| What you will do |
Where a line contains the string "code", copy that line.

--- START OF Records provided ---

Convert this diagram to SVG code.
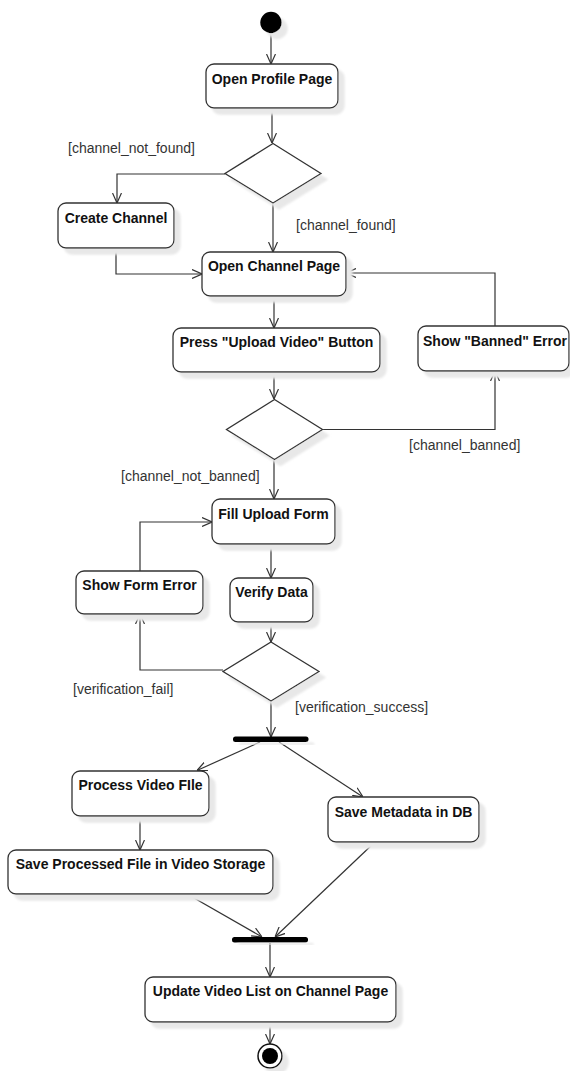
<svg xmlns="http://www.w3.org/2000/svg" width="570" height="1071" viewBox="0 0 570 1071">
<style>
.box{fill:#ffffff;stroke:#333333;stroke-width:1.3;filter:url(#sh)}
.dia{fill:#ffffff;stroke:#333333;stroke-width:1.3;filter:url(#sh)}
.bar{fill:#000000;filter:url(#sh)}
.t{font-family:"Liberation Sans",Arial,sans-serif;font-size:14px;font-weight:bold;fill:#111111;text-anchor:middle}
.lbl{font-family:"Liberation Sans",Arial,sans-serif;font-size:14px;fill:#333333}
.c{fill:none;stroke:#333333;stroke-width:1.2;marker-end:url(#arr)}
</style>
<defs>
<filter id="sh" x="-20%" y="-20%" width="150%" height="160%">
<feFlood flood-color="#e8e8e8" result="f"/>
<feComposite in="f" in2="SourceAlpha" operator="in" result="s"/>
<feOffset in="s" dx="6" dy="6" result="o"/>
<feGaussianBlur in="o" stdDeviation="1" result="b"/>
<feMerge><feMergeNode in="b"/><feMergeNode in="SourceGraphic"/></feMerge>
</filter>
<marker id="arr" viewBox="0 0 10 10" refX="10" refY="5" markerWidth="10" markerHeight="10" markerUnits="userSpaceOnUse" orient="auto">
<path d="M0,0.5 L10,5 L0,9.5" fill="none" stroke="#333333" stroke-width="1.2"/>
</marker>
</defs>

<g id="connectors">
<path class="c" d="M271,33.5 L271,64"/>
<path class="c" d="M272,108 L272,143"/>
<path class="c" d="M225,174 L117,174 L117,203"/>
<path class="c" d="M273,203 L273,252"/>
<path class="c" d="M116,248 L116,274 L202,274"/>
<path class="c" d="M495,326 L495,273 L346,273"/>
<path class="c" d="M274,296 L274,328"/>
<path class="c" d="M274,372 L274,399"/>
<path class="c" d="M322.5,429.5 L495,429.5 L495,371"/>
<path class="c" d="M274,459 L274,499"/>
<path class="c" d="M271,544 L271,578"/>
<path class="c" d="M140,571 L140,522 L212,522"/>
<path class="c" d="M271,622 L271,642"/>
<path class="c" d="M223,670 L140,670 L140,614"/>
<path class="c" d="M271,701 L271,737"/>
<path class="c" d="M260,742 L197,770.5"/>
<path class="c" d="M279,742 L363,797"/>
<path class="c" d="M140,816 L140,850"/>
<path class="c" d="M187,894 L262,937"/>
<path class="c" d="M375,842 L275,937"/>
<path class="c" d="M270,943 L270,977"/>
<path class="c" d="M270,1022 L270,1044"/>
</g>

<g id="start"><circle cx="271" cy="22.5" r="10.7" fill="#000000" filter="url(#sh)"/></g>

<g id="n-open-profile"><rect class="box" x="206" y="64" width="132" height="44" rx="8"/><text class="t" x="272" y="83.5">Open Profile Page</text></g>

<g id="d1"><polygon class="dia" points="273,143.5 321,173.5 273,203 225,173.5"/></g>
<g id="l-not-found"><text class="lbl" x="68" y="153">[channel_not_found]</text></g>
<g id="l-found"><text class="lbl" x="296" y="230">[channel_found]</text></g>

<g id="n-create-channel"><rect class="box" x="58" y="203" width="116" height="45" rx="8"/><text class="t" x="116" y="222.5">Create Channel</text></g>

<g id="n-open-channel"><rect class="box" x="202" y="252" width="144" height="44" rx="8"/><text class="t" x="274" y="271">Open Channel Page</text></g>

<g id="n-press-upload"><rect class="box" x="173" y="328" width="207" height="44" rx="8"/><text class="t" x="276.5" y="347">Press "Upload Video" Button</text></g>

<g id="n-banned"><rect class="box" x="418" y="326" width="151" height="45" rx="8"/><text class="t" x="495" y="345.5">Show "Banned" Error</text></g>

<g id="d2"><polygon class="dia" points="274.5,399.5 322.5,429.5 274.5,459.5 226.5,429.5"/></g>
<g id="l-banned"><text class="lbl" x="409" y="450">[channel_banned]</text></g>
<g id="l-not-banned"><text class="lbl" x="121" y="481">[channel_not_banned]</text></g>

<g id="n-fill-form"><rect class="box" x="212" y="499" width="123" height="45" rx="8"/><text class="t" x="273.5" y="518.5">Fill Upload Form</text></g>

<g id="n-form-error"><rect class="box" x="76" y="571" width="127" height="43" rx="8"/><text class="t" x="139.5" y="590">Show Form Error</text></g>

<g id="n-verify"><rect class="box" x="230" y="578" width="83" height="44" rx="8"/><text class="t" x="271.5" y="597">Verify Data</text></g>

<g id="d3"><polygon class="dia" points="271,642 319,671.5 271,701 223,671.5"/></g>
<g id="l-fail"><text class="lbl" x="73" y="694">[verification_fail]</text></g>
<g id="l-success"><text class="lbl" x="295" y="712">[verification_success]</text></g>

<g id="fork"><rect class="bar" x="233" y="736.5" width="75.5" height="5.5" rx="2.5"/></g>

<g id="n-process"><rect class="box" x="72" y="771" width="137" height="45" rx="8"/><text class="t" x="140.5" y="790">Process Video FIle</text></g>

<g id="n-metadata"><rect class="box" x="328" y="797" width="151" height="45" rx="8"/><text class="t" x="403.5" y="816.5">Save Metadata in DB</text></g>

<g id="n-save-processed"><rect class="box" x="8" y="850" width="265" height="44" rx="8"/><text class="t" x="140.5" y="869">Save Processed File in Video Storage</text></g>

<g id="join"><rect class="bar" x="232" y="937" width="76" height="5.5" rx="2.5"/></g>

<g id="n-update"><rect class="box" x="145" y="977" width="251" height="45" rx="8"/><text class="t" x="270.5" y="996">Update Video List on Channel Page</text></g>

<g id="end"><circle cx="270" cy="1056" r="12" fill="#ffffff" stroke="#111111" stroke-width="1.5" filter="url(#sh)"/><circle cx="270" cy="1056" r="8" fill="#000000"/></g>
</svg>
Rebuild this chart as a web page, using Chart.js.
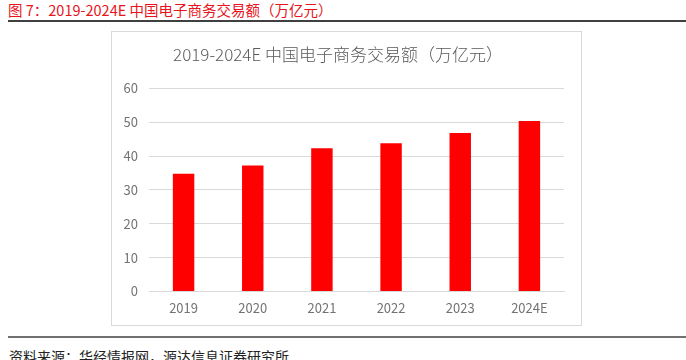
<!DOCTYPE html>
<html>
<head>
<meta charset="utf-8">
<script src="https://cdn.jsdelivr.net/npm/chart.js@4/dist/chart.umd.min.js"></script>
<style>
  html, body { margin: 0; padding: 0; background: #fff; width: 686px; height: 360px; overflow: hidden; position: relative; font-family: "Noto Sans CJK SC", sans-serif; }
  #pageTitle { position: absolute; left: 8px; top: 0px; font-size: 14.5px; line-height: 20px; color: #e8141c; white-space: nowrap; }
  #topLine { position: absolute; left: 8px; right: 0; top: 20px; height: 2px; background: #404040; }
  #box { position: absolute; left: 111px; top: 31px; width: 469px; height: 293px; border: 1px solid #d9d9d9; }
  #bottomLine { position: absolute; left: 8px; right: 0; top: 336px; height: 2px; background: #707070; }
  #source { position: absolute; left: 9px; top: 346px; font-size: 14px; line-height: 20px; color: #222; white-space: nowrap; }
</style>
</head>
<body>
<div id="pageTitle">图 7：2019-2024E 中国电子商务交易额（万亿元）</div>
<div id="topLine"></div>
<div id="box"><canvas id="c" width="469" height="293"></canvas></div>
<div id="bottomLine"></div>
<div id="source">资料来源：华经情报网，源达信息证券研究所</div>
<script>
const categories = ["2019", "2020", "2021", "2022", "2023", "2024E"];
const tradeValues = [34.8, 37.2, 42.3, 43.8, 46.8, 50.4];
const yTicks = [0, 10, 20, 30, 40, 50, 60];
const chartTitle = "2019-2024E 中国电子商务交易额（万亿元）";

new Chart(document.getElementById("c"), {
  type: "bar",
  data: {
    labels: categories,
    datasets: [{
      data: tradeValues,
      backgroundColor: "#ff0000",
      borderWidth: 0,
      categoryPercentage: 1,
      barPercentage: 0.31
    }]
  },
  options: {
    responsive: false,
    animation: false,
    layout: { padding: { left: 0, right: 17, top: 0, bottom: 0 } },
    plugins: {
      legend: { display: false },
      tooltip: { enabled: false },
      title: {
        display: true,
        text: chartTitle,
        color: "#595959",
        font: { family: "Noto Sans CJK SC", size: 17, weight: 300 },
        padding: { top: 12, bottom: 24 }
      }
    },
    scales: {
      x: {
        grid: { display: false, drawTicks: false },
        border: { display: true, color: "#d9d9d9", width: 1 },
        ticks: { color: "#737373", font: { family: "Noto Sans CJK SC", size: 13 }, padding: 9 }
      },
      y: {
        min: 0, max: 60,
        afterBuildTicks: (s) => { s.ticks = yTicks.map(v => ({ value: v })); },
        afterFit: (s) => { s.width = 37; },
        grid: { color: "#d9d9d9", lineWidth: 1, drawTicks: false },
        border: { display: false },
        ticks: { color: "#737373", font: { family: "Noto Sans CJK SC", size: 13 }, padding: 11 }
      }
    }
  }
});
</script>
</body>
</html>
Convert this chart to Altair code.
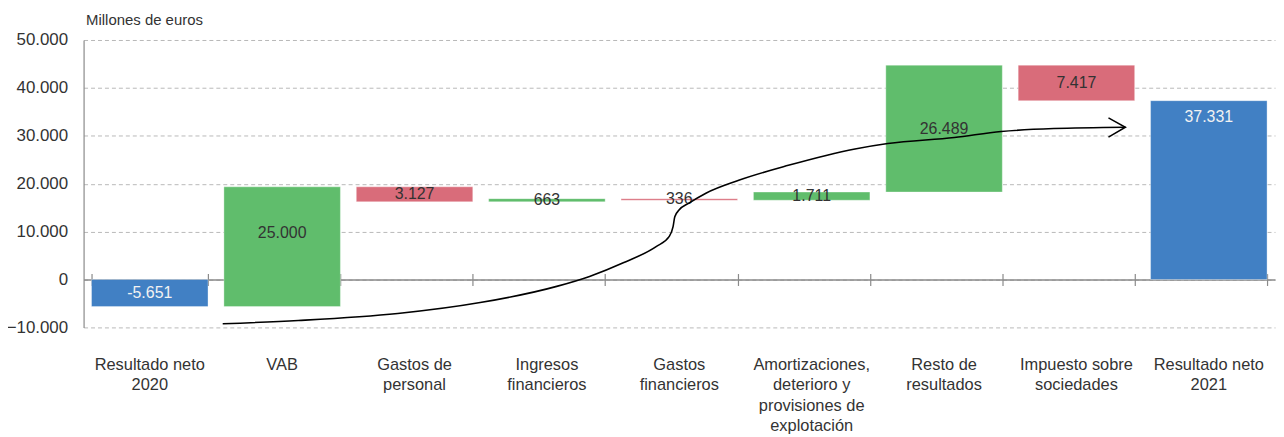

--- END OF Records provided ---

| Correct answer |
Convert this diagram to SVG code.
Convert this chart to Altair code.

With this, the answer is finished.